## TASK PROMPT
Word for word, restate the lines from the start of the data below through the line containing "(0,0) rectangle (985,1541);".

## SUPPLIED INFORMATION
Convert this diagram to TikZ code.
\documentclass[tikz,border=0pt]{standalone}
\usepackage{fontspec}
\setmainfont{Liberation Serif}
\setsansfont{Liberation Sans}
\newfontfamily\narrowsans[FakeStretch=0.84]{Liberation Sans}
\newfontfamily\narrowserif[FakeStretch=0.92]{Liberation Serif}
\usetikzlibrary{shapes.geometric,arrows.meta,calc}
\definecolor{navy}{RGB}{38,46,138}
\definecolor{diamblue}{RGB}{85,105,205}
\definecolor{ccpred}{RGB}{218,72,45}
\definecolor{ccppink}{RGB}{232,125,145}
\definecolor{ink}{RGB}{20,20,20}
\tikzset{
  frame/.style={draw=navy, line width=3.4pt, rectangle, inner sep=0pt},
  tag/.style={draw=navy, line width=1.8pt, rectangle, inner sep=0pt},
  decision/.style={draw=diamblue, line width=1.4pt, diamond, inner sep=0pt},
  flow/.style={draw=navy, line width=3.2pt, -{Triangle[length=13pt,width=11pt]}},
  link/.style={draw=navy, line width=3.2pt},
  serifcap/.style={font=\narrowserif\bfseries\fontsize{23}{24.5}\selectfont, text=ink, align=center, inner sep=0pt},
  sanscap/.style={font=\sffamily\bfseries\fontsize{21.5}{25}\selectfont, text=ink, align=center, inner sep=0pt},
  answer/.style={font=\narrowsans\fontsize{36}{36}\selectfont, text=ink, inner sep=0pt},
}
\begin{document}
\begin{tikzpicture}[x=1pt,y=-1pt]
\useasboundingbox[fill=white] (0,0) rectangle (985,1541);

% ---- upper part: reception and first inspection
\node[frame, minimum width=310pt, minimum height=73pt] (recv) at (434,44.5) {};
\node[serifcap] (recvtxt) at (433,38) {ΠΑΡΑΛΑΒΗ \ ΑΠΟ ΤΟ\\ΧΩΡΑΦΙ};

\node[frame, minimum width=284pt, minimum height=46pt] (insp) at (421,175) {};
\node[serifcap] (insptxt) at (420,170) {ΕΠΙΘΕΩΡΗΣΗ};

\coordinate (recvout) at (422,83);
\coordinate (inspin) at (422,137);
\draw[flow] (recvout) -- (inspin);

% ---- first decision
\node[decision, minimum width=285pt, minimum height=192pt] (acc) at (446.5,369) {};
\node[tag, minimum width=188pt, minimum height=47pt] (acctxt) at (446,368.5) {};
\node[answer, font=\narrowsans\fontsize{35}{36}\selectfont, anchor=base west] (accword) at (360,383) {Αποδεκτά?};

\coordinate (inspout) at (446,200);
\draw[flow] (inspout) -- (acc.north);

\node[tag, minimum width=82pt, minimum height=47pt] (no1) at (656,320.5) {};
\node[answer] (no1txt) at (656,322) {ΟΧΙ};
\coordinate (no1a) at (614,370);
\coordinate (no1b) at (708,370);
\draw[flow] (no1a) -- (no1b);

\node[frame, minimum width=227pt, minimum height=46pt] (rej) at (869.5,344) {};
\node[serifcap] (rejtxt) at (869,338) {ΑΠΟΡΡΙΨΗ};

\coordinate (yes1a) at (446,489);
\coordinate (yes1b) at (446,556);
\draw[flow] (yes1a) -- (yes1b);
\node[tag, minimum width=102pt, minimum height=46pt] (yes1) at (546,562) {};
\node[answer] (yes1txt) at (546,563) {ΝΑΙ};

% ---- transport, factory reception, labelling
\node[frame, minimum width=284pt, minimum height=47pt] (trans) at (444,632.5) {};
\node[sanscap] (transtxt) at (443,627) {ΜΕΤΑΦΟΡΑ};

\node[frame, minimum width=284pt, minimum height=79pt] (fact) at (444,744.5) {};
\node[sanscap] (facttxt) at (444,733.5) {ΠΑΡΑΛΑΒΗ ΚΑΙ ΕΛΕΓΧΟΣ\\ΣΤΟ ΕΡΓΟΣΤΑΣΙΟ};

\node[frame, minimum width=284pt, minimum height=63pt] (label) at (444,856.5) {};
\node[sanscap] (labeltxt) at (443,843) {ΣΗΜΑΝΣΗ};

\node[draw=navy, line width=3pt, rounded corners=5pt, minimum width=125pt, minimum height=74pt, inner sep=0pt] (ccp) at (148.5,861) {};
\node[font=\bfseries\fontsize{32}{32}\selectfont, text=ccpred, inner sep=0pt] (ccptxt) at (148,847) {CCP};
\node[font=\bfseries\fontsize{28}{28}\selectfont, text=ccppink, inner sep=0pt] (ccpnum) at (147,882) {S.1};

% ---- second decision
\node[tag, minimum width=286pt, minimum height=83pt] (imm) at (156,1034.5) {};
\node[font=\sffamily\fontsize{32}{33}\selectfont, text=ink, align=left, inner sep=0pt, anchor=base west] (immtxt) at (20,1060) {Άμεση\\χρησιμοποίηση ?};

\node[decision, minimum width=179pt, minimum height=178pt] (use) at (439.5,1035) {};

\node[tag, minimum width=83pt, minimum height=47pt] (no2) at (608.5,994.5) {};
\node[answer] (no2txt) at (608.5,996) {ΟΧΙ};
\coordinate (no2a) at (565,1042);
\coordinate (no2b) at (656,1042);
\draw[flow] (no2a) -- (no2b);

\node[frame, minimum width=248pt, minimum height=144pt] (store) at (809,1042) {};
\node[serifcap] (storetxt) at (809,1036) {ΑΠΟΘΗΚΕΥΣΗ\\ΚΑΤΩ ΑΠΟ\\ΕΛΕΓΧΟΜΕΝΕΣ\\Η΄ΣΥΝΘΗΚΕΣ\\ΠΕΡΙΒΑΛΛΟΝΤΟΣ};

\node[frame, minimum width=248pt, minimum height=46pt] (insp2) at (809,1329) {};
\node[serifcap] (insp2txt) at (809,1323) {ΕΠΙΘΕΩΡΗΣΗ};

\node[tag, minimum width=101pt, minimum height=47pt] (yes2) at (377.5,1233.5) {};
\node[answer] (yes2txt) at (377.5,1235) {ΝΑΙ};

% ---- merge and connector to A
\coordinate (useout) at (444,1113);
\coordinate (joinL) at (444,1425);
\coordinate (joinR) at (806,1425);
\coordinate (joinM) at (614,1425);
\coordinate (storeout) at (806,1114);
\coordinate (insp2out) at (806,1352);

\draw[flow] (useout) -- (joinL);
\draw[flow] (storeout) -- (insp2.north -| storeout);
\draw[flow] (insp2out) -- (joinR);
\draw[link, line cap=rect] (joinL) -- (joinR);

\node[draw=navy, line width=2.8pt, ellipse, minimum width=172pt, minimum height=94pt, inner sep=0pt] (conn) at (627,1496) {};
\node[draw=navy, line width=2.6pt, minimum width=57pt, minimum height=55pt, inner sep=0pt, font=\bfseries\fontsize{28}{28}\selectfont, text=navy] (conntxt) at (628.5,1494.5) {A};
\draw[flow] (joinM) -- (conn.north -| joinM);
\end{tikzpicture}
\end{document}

## THE COMPLETED TASK
Convert this diagram to TikZ code.
\documentclass[tikz,border=0pt]{standalone}
\usepackage{fontspec}
\setmainfont{Liberation Serif}
\setsansfont{Liberation Sans}
\newfontfamily\narrowsans[FakeStretch=0.84]{Liberation Sans}
\newfontfamily\narrowserif[FakeStretch=0.92]{Liberation Serif}
\usetikzlibrary{shapes.geometric,arrows.meta,calc}
\definecolor{navy}{RGB}{38,46,138}
\definecolor{diamblue}{RGB}{85,105,205}
\definecolor{ccpred}{RGB}{218,72,45}
\definecolor{ccppink}{RGB}{232,125,145}
\definecolor{ink}{RGB}{20,20,20}
\tikzset{
  frame/.style={draw=navy, line width=3.4pt, rectangle, inner sep=0pt},
  tag/.style={draw=navy, line width=1.8pt, rectangle, inner sep=0pt},
  decision/.style={draw=diamblue, line width=1.4pt, diamond, inner sep=0pt},
  flow/.style={draw=navy, line width=3.2pt, -{Triangle[length=13pt,width=11pt]}},
  link/.style={draw=navy, line width=3.2pt},
  serifcap/.style={font=\narrowserif\bfseries\fontsize{23}{24.5}\selectfont, text=ink, align=center, inner sep=0pt},
  sanscap/.style={font=\sffamily\bfseries\fontsize{21.5}{25}\selectfont, text=ink, align=center, inner sep=0pt},
  answer/.style={font=\narrowsans\fontsize{36}{36}\selectfont, text=ink, inner sep=0pt},
}
\begin{document}
\begin{tikzpicture}[x=1pt,y=-1pt]
\useasboundingbox[fill=white] (0,0) rectangle (985,1541);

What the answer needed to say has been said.